La rabbia verso la moglie

La sua rabbia sarebbe stata rivolta in modo particolare nei confronti della moglie che “da una decina di anni gli avrebbe rifiutato rapporti sessuali” e che oltre 30 anni prima, a detta dell’imputato, l’avrebbe “tradito con un macellaio” dopo che lui le aveva regalato un’auto. Sempre Maja, in aula, aveva accusato la moglie di spendere somme di denaro per lui elevate in frivolezze e di aver investito dei soldi in attività imprenditoriali che non si erano poi rivelate, sempre a parere del 58enne, abbastanza remunerative.

Nessun risarcimento a Nicolò

E ancora “pur disponendo di beni immobili e di liquidità consistente, come affermato dall’amministratore di sostegno, Maja non ha mai offerto alcun risarcimento a sostegno delle lunghe e costose cure che il figlio ha affrontato e ancora dovrà affrontare”, si legge nella sentenza.
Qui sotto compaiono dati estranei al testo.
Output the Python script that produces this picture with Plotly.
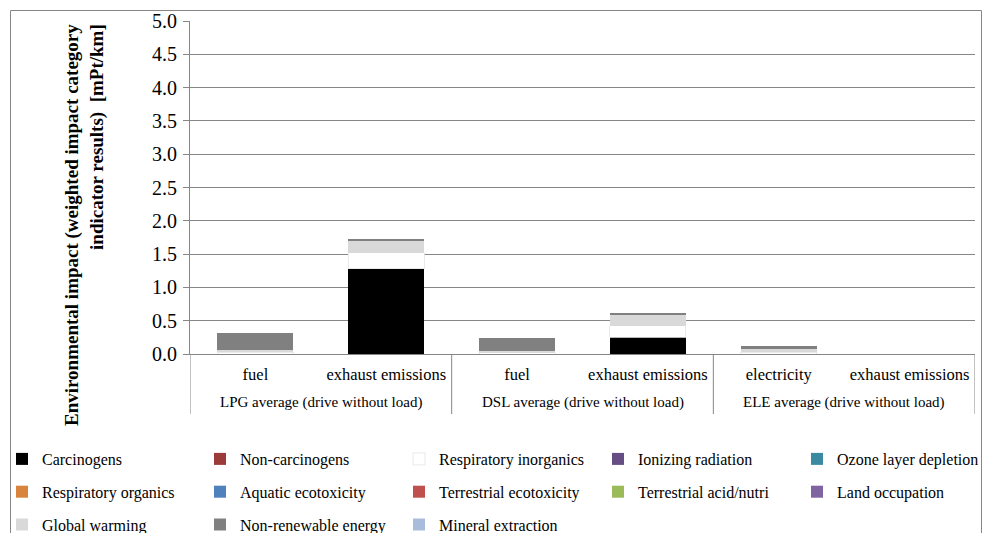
import plotly.graph_objects as go

# Drive variants (outer label row) and the life-cycle stage of each bar (inner label row)
groups = ["LPG average (drive without load)", "LPG average (drive without load)",
          "DSL average (drive without load)", "DSL average (drive without load)",
          "ELE average (drive without load)", "ELE average (drive without load)"]
stages = ["fuel", "exhaust emissions", "fuel", "exhaust emissions",
          "electricity", "exhaust emissions"]

# Weighted impact category indicator results [mPt/km], stacked bottom to top
carcinogens = [0.0, 1.28, 0.0, 0.25, 0.0, 0.0]
non_carcinogens = [0.0, 0.0, 0.0, 0.0, 0.0, 0.0]
respiratory_inorganics = [0.03, 0.24, 0.02, 0.175, 0.03, 0.0]
ionizing_radiation = [0.0, 0.0, 0.0, 0.0, 0.0, 0.0]
ozone_layer_depletion = [0.0, 0.0, 0.0, 0.0, 0.0, 0.0]
respiratory_organics = [0.0, 0.0, 0.0, 0.0, 0.0, 0.0]
aquatic_ecotoxicity = [0.0, 0.0, 0.0, 0.0, 0.0, 0.0]
terrestrial_ecotoxicity = [0.0, 0.0, 0.0, 0.0, 0.0, 0.0]
terrestrial_acid_nutri = [0.0, 0.0, 0.0, 0.0, 0.0, 0.0]
land_occupation = [0.0, 0.0, 0.0, 0.0, 0.0, 0.0]
global_warming = [0.03, 0.17, 0.02, 0.16, 0.04, 0.0]
non_renewable_energy = [0.25, 0.03, 0.205, 0.03, 0.05, 0.0]
mineral_extraction = [0.0, 0.0, 0.0, 0.0, 0.0, 0.0]

y_ticks = [0.0, 0.5, 1.0, 1.5, 2.0, 2.5, 3.0, 3.5, 4.0, 4.5, 5.0]

# (name, values, colour, legend column)
series = [
    ("Carcinogens", carcinogens, "#000000", 0),
    ("Non-carcinogens", non_carcinogens, "#9b3b3a", 1),
    ("Respiratory inorganics", respiratory_inorganics, "#ffffff", 2),
    ("Ionizing radiation", ionizing_radiation, "#664d84", 3),
    ("Ozone layer depletion", ozone_layer_depletion, "#3a8ba2", 4),
    ("Respiratory organics", respiratory_organics, "#d9843c", 0),
    ("Aquatic ecotoxicity", aquatic_ecotoxicity, "#4f81bd", 1),
    ("Terrestrial ecotoxicity", terrestrial_ecotoxicity, "#c0504d", 2),
    ("Terrestrial acid/nutri", terrestrial_acid_nutri, "#9bbb59", 3),
    ("Land occupation", land_occupation, "#8064a2", 4),
    ("Global warming", global_warming, "#d9d9d9", 0),
    ("Non-renewable energy", non_renewable_energy, "#808080", 1),
    ("Mineral extraction", mineral_extraction, "#a9bcdb", 2),
]

FONT = "Liberation Serif, Times New Roman, serif"
GRID = "#868686"

W, H = 984, 533
L, R, T, B = 190, 9, 21, 179
pw, ph = W - L - R, H - T - B


def px_x(x):
    return (x - L) / pw


def px_y(y):
    return (H - B - y) / ph


positions = list(range(len(stages)))
legend_ids = ["legend", "legend2", "legend3", "legend4", "legend5"]

fig = go.Figure()
for name, vals, color, col in series:
    fig.add_trace(go.Bar(
        x=positions, y=vals, name=name, legendgroup=name,
        marker=dict(color=color,
                    line=dict(color="#e3e3e3", width=0.8 if color == "#ffffff" else 0)),
        legend=legend_ids[col],
    ))

# Legend laid out as five columns, one legend box per column
column_left = [18, 216, 415, 614, 813]
legend_boxes = {}
for lid, cx in zip(legend_ids, column_left):
    legend_boxes[lid] = dict(
        orientation="v", x=px_x(cx - 16), y=px_y(442), xanchor="left", yanchor="top",
        font=dict(family=FONT, size=16, color="#000000"),
        bgcolor="rgba(0,0,0,0)", tracegroupgap=9, itemclick=False,
    )

fig.update_layout(
    width=W, height=H,
    margin=dict(l=L, r=R, t=T, b=B, autoexpand=False),
    barmode="stack", bargap=0.42,
    paper_bgcolor="#ffffff", plot_bgcolor="#ffffff",
    font=dict(family=FONT, color="#000000"),
    xaxis=dict(range=[-0.5, len(stages) - 0.5], tickvals=positions, ticktext=stages,
               showline=True, linecolor=GRID, linewidth=1, ticks="",
               ticklabelstandoff=5,
               tickfont=dict(family=FONT, size=16.5, color="#000000"),
               showgrid=False, zeroline=False),
    yaxis=dict(range=[0, 5.0], tickvals=y_ticks, ticktext=[f"{v:.1f}" for v in y_ticks],
               showline=True, linecolor=GRID, linewidth=1,
               ticks="outside", ticklen=6, tickcolor=GRID, ticklabelstandoff=2,
               showgrid=True, gridcolor=GRID, gridwidth=1, zeroline=False,
               tickfont=dict(family=FONT, size=20, color="#000000")),
    showlegend=True,
    **legend_boxes,
)

# Outer category row: group names centred under their bars, with divider lines
group_names = list(dict.fromkeys(groups))
for g in group_names:
    idx = [i for i, gg in enumerate(groups) if gg == g]
    fig.add_annotation(text=g, x=sum(idx) / len(idx), xref="x", y=px_y(403), yref="paper",
                       showarrow=False, yanchor="middle",
                       font=dict(family=FONT, size=15, color="#000000"))
bounds = [-0.5] + [i + 0.5 for i in range(len(groups) - 1) if groups[i] != groups[i + 1]] \
    + [len(groups) - 0.5]
for b in bounds:
    fig.add_shape(type="line", xref="x", yref="paper", x0=b, x1=b, y0=0, y1=px_y(414),
                  line=dict(color=GRID, width=1))

# Rotated two-line value-axis title
fig.add_annotation(
    text="<b>Environmental impact (weighted impact category</b><br>"
         "<b>indicator results)  [mPt/km]</b>",
    xref="paper", yref="paper", x=px_x(84), y=px_y(22),
    xanchor="center", yanchor="top", textangle=-90, align="right",
    showarrow=False, font=dict(family=FONT, size=19, color="#000000"),
)

# Chart area frame
fig.add_shape(type="rect", xref="paper", yref="paper",
              x0=px_x(10.5), x1=px_x(981.5), y0=px_y(10.5), y1=px_y(560),
              line=dict(color=GRID, width=1), fillcolor="rgba(0,0,0,0)", layer="below")

fig.write_html("out.html")
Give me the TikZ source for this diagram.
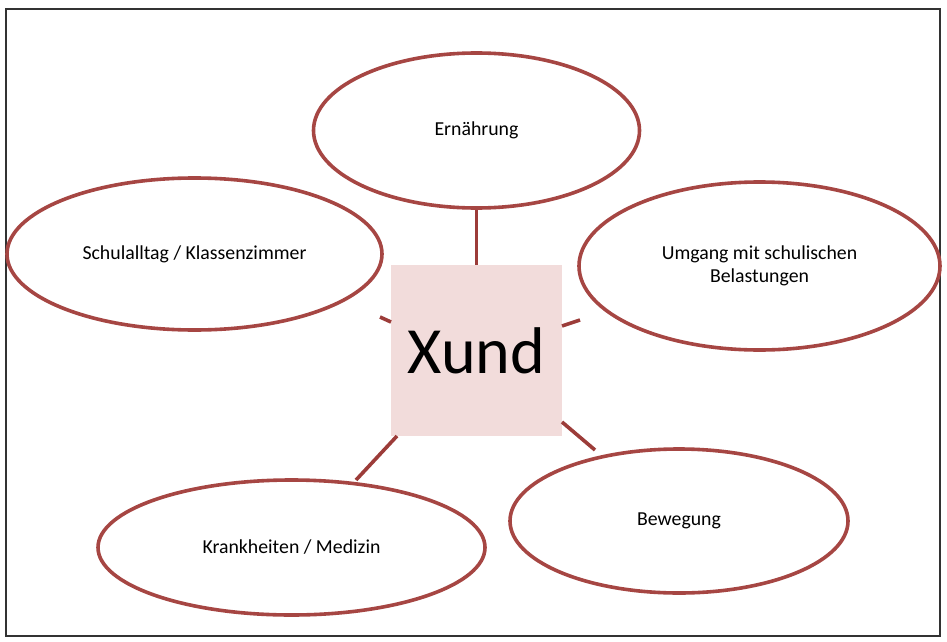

Al contrario il contributo di 5mila euro versato una tantum appare agli occhi della Corte d’Assise “irrisorio se non addirittura canzonatorio”, scrive il giudice estensore. I difensori aveva già annunciato l’intenzione di fare ricorso in Appello. Stefano Bettinelli, avvocato di parte civile, aveva giudicato la sentenza di primo grado congrua anche sotto il profilo risarcitorio.